◆ TASK BRIEF:
All lines below must be repeated exactly, with the pictures omitted.

◆ DATA LINES:
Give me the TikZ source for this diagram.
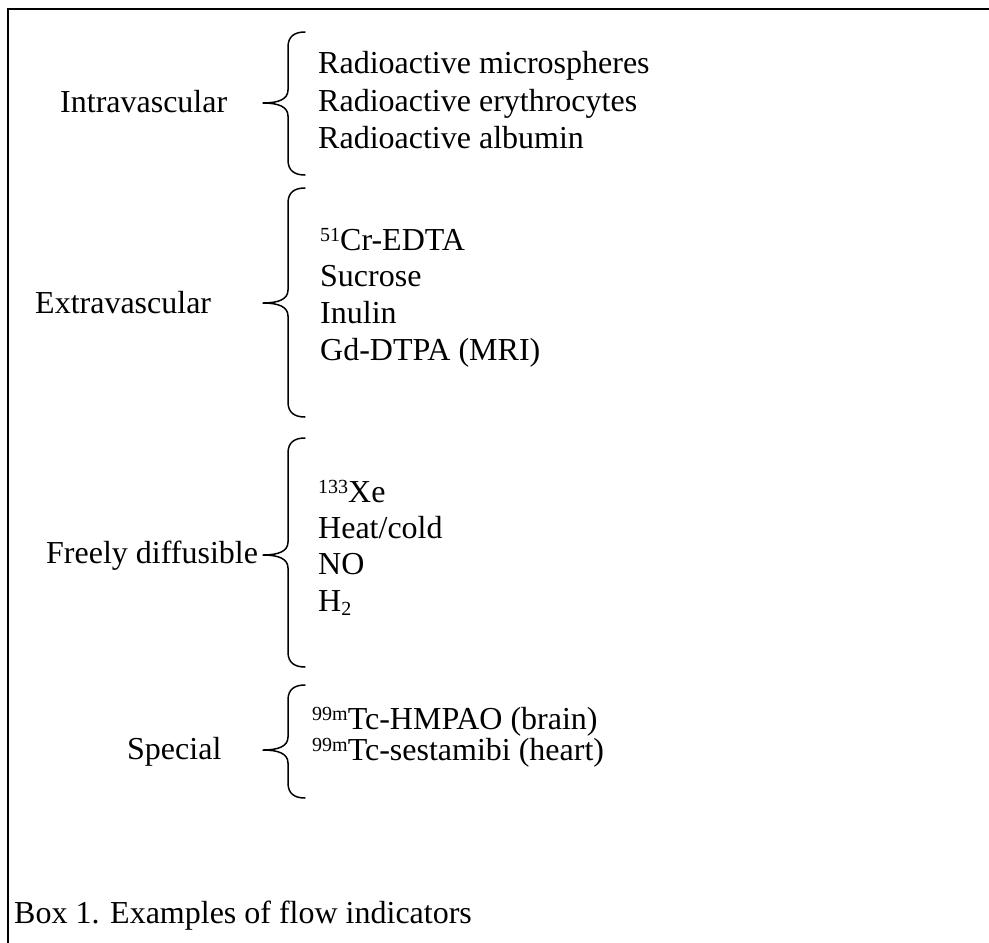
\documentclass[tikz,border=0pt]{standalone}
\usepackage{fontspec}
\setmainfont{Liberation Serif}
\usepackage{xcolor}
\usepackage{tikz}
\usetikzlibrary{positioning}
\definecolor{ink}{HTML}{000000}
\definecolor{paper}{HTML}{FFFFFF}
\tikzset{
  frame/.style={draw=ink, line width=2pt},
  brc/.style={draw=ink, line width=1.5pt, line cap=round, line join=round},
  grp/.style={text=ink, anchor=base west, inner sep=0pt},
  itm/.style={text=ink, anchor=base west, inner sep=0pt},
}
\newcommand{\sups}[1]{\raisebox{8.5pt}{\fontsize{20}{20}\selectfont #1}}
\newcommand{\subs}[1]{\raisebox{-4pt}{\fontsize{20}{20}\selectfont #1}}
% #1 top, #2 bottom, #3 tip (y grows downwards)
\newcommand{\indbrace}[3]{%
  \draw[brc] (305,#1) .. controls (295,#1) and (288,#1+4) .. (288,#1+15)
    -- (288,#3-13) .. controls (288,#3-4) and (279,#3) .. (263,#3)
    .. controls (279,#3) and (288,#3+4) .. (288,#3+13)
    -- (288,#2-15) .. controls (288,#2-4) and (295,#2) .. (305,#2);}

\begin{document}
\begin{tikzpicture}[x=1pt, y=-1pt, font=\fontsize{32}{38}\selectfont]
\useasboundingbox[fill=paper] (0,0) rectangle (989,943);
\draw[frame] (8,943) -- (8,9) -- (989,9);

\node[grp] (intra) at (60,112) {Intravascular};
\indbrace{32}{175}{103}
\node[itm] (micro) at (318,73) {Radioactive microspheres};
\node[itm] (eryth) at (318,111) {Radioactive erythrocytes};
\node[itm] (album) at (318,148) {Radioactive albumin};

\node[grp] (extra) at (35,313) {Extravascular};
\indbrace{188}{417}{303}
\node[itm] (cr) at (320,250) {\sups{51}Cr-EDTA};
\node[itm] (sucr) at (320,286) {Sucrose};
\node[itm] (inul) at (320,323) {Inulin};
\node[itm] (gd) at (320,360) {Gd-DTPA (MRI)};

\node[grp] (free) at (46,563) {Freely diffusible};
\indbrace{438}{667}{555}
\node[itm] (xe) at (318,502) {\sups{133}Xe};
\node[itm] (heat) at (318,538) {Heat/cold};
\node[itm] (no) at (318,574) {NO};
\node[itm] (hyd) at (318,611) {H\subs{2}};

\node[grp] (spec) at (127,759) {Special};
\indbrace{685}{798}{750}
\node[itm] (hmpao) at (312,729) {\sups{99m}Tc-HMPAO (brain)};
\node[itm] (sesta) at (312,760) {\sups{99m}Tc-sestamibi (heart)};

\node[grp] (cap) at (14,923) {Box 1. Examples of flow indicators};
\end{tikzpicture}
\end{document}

◆ TASK SOLUTION:
Give me the TikZ source for this diagram.
\documentclass[tikz,border=0pt]{standalone}
\usepackage{fontspec}
\setmainfont{Liberation Serif}
\usepackage{xcolor}
\usepackage{tikz}
\usetikzlibrary{positioning}
\definecolor{ink}{HTML}{000000}
\definecolor{paper}{HTML}{FFFFFF}
\tikzset{
  frame/.style={draw=ink, line width=2pt},
  brc/.style={draw=ink, line width=1.5pt, line cap=round, line join=round},
  grp/.style={text=ink, anchor=base west, inner sep=0pt},
  itm/.style={text=ink, anchor=base west, inner sep=0pt},
}
\newcommand{\sups}[1]{\raisebox{8.5pt}{\fontsize{20}{20}\selectfont #1}}
\newcommand{\subs}[1]{\raisebox{-4pt}{\fontsize{20}{20}\selectfont #1}}
% #1 top, #2 bottom, #3 tip (y grows downwards)
\newcommand{\indbrace}[3]{%
  \draw[brc] (305,#1) .. controls (295,#1) and (288,#1+4) .. (288,#1+15)
    -- (288,#3-13) .. controls (288,#3-4) and (279,#3) .. (263,#3)
    .. controls (279,#3) and (288,#3+4) .. (288,#3+13)
    -- (288,#2-15) .. controls (288,#2-4) and (295,#2) .. (305,#2);}

\begin{document}
\begin{tikzpicture}[x=1pt, y=-1pt, font=\fontsize{32}{38}\selectfont]
\useasboundingbox[fill=paper] (0,0) rectangle (989,943);
\draw[frame] (8,943) -- (8,9) -- (989,9);

\node[grp] (intra) at (60,112) {Intravascular};
\indbrace{32}{175}{103}
\node[itm] (micro) at (318,73) {Radioactive microspheres};
\node[itm] (eryth) at (318,111) {Radioactive erythrocytes};
\node[itm] (album) at (318,148) {Radioactive albumin};

\node[grp] (extra) at (35,313) {Extravascular};
\indbrace{188}{417}{303}
\node[itm] (cr) at (320,250) {\sups{51}Cr-EDTA};
\node[itm] (sucr) at (320,286) {Sucrose};
\node[itm] (inul) at (320,323) {Inulin};
\node[itm] (gd) at (320,360) {Gd-DTPA (MRI)};

\node[grp] (free) at (46,563) {Freely diffusible};
\indbrace{438}{667}{555}
\node[itm] (xe) at (318,502) {\sups{133}Xe};
\node[itm] (heat) at (318,538) {Heat/cold};
\node[itm] (no) at (318,574) {NO};
\node[itm] (hyd) at (318,611) {H\subs{2}};

\node[grp] (spec) at (127,759) {Special};
\indbrace{685}{798}{750}
\node[itm] (hmpao) at (312,729) {\sups{99m}Tc-HMPAO (brain)};
\node[itm] (sesta) at (312,760) {\sups{99m}Tc-sestamibi (heart)};

\node[grp] (cap) at (14,923) {Box 1. Examples of flow indicators};
\end{tikzpicture}
\end{document}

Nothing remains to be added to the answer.